Kids’ health coverage at risk 

Health care coverage for thousands of local children of low-income families could be cut if federal funds aren’t renewed and increased, according to officials.

More than 8,900 county children under age 19 depend on $14.8 million in federal State Children’s Health Insurance Program funds each year, said Marmi Bermudez, manager of the Children’s Health Initiative Program.

But without congressional action, that money will run out at the end of September, raising concerns among area politicians and activists.

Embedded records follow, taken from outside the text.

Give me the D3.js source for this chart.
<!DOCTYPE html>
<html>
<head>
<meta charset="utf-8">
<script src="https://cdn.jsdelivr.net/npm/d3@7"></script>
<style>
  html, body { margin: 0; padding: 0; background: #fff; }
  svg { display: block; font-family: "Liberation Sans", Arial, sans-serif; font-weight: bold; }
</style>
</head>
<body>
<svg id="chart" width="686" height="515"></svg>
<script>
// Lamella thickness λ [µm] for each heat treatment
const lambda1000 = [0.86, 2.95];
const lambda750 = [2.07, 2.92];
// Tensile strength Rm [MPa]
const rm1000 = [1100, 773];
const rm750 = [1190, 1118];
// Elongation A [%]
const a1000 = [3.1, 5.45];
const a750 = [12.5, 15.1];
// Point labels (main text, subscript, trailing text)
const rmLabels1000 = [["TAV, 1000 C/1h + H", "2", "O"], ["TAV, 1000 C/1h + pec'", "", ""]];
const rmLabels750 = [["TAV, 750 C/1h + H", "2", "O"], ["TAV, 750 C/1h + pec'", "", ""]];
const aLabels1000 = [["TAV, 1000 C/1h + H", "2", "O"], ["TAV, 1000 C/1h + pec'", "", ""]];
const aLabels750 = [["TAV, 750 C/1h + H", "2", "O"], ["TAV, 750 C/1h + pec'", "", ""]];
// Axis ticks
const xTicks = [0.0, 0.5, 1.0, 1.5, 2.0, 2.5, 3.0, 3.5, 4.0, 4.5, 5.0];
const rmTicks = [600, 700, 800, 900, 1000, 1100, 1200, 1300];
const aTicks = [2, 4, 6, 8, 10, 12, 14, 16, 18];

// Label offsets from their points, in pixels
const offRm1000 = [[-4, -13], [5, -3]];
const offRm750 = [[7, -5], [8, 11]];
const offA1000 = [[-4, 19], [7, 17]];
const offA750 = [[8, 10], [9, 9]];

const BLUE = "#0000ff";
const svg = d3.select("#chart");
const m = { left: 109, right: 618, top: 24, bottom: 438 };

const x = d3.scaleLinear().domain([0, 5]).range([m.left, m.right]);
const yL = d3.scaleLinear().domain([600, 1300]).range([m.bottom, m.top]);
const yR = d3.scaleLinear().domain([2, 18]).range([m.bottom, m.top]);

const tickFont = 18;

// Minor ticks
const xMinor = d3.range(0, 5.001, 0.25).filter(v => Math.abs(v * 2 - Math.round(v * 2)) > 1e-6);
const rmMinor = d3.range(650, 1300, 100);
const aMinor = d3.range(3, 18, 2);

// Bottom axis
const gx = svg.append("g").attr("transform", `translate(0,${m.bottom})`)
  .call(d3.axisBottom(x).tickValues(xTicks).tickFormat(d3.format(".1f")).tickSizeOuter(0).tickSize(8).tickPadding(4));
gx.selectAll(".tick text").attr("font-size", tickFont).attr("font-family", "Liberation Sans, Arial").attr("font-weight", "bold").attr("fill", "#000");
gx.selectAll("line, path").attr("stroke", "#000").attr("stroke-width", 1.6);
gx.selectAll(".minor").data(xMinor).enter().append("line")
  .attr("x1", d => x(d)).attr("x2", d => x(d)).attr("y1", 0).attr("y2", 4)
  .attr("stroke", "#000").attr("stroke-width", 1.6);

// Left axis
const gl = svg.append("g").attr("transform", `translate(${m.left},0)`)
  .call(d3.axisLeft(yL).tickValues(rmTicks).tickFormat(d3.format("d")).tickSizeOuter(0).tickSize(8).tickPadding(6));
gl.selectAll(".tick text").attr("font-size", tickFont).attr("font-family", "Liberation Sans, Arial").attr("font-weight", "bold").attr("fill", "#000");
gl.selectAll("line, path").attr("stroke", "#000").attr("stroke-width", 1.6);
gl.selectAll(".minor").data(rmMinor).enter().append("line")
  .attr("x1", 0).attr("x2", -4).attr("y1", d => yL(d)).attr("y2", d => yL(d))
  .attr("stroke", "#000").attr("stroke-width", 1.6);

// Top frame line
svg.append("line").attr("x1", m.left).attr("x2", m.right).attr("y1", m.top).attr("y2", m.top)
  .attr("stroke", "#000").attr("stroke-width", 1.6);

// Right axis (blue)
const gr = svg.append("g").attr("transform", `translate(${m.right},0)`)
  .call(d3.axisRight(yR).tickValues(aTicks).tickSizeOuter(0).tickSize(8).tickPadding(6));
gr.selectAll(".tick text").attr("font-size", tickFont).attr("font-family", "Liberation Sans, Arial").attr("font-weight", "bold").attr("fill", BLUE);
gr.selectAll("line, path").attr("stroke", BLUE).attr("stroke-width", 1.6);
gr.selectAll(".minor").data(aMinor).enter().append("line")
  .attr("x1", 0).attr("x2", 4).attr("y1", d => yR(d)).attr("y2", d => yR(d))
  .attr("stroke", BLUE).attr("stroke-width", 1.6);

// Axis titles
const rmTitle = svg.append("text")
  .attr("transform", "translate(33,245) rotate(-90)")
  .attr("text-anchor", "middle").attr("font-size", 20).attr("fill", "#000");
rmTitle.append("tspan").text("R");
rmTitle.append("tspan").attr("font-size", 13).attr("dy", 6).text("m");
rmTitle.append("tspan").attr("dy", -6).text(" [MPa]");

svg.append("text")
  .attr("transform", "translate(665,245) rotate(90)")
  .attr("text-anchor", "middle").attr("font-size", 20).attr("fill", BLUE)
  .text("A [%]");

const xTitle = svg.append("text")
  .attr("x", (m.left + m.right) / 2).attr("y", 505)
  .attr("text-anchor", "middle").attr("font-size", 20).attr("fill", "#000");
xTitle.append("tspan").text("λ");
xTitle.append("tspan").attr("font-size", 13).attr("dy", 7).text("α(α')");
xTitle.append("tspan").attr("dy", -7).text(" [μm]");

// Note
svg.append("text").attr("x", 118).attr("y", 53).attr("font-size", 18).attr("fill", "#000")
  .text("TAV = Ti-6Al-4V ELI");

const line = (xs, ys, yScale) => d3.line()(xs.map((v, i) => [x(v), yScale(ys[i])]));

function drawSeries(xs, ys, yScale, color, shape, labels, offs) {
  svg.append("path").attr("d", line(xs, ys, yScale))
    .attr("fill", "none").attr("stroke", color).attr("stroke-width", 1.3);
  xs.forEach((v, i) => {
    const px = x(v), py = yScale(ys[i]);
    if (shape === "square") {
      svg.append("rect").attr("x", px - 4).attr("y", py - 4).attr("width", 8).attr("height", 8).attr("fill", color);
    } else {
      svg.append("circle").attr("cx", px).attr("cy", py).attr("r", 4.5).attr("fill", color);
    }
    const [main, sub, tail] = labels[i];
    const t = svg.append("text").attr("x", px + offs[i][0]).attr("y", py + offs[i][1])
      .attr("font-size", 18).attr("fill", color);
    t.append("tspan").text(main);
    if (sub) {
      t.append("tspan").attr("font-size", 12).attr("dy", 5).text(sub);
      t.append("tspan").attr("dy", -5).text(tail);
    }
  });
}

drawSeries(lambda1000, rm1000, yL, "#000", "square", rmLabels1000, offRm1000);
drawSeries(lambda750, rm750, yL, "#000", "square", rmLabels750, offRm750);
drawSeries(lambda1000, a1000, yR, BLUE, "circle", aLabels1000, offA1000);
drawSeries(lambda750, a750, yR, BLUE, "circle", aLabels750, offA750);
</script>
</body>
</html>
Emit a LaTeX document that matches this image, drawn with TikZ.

"If it’s not renewed, then we will run out of money completely," said Barbara Erbacher, who serves on the health care work group of Peninsula Interfaith Action, a nonprofit coalition of religious congregations on the Peninsula.

Her group sent more than 14 representatives to Washington, D.C., last month to lobby lawmakers on the issue, Erbacher said.

"Clearly, the number of uninsured kids has dropped dramatically because of the program," which the county uses to fund its Health Families Initiative, said Maya Altman, executive director of the Health Plan of San Mateo County, which administers Healthy Families.

She has seen the number of uninsured kids in the county drop from 17,000 in 2003 to about 3,000 in 2005, Altman said.

Even at current funding levels, the skyrocketing cost of health care means the county, along with others across the nation, won’t be able to cover all the children it currently serves a year from now, according to Washington, D.C.-based think tank the Center on Budget and Policy Priorities.

"If [the federal government] continues funding at the current level without an increase, there would be a 17 percent reduction in the number of [county] children covered in 2008," Erbacher said.

Enacted in 1997 with an estimated budget of $5 billion a year, SCHIP funding provides health care coverage for more than 4 million kids nationwide, most of whom would otherwise be uninsured, according to the Center on Budget and Policy Priorities.

House Speaker Nancy Pelosi, D-San Francisco, has vowed to fight for renewed funding and even an increase, according to Drew Hammill, spokesman for Pelosi.

"The top health priority for House Democrats is immediately eliminating the funding shortfalls for the State Children’s Health Insurance Program and significantly expanding the initiative later this year so millions of uninsured children can receive the medical care they need," Pelosi said.

The current House proposal would fund SCHIP at $50 billion over five years, but has yet to be reconciled with a Senate proposal, Hammill said.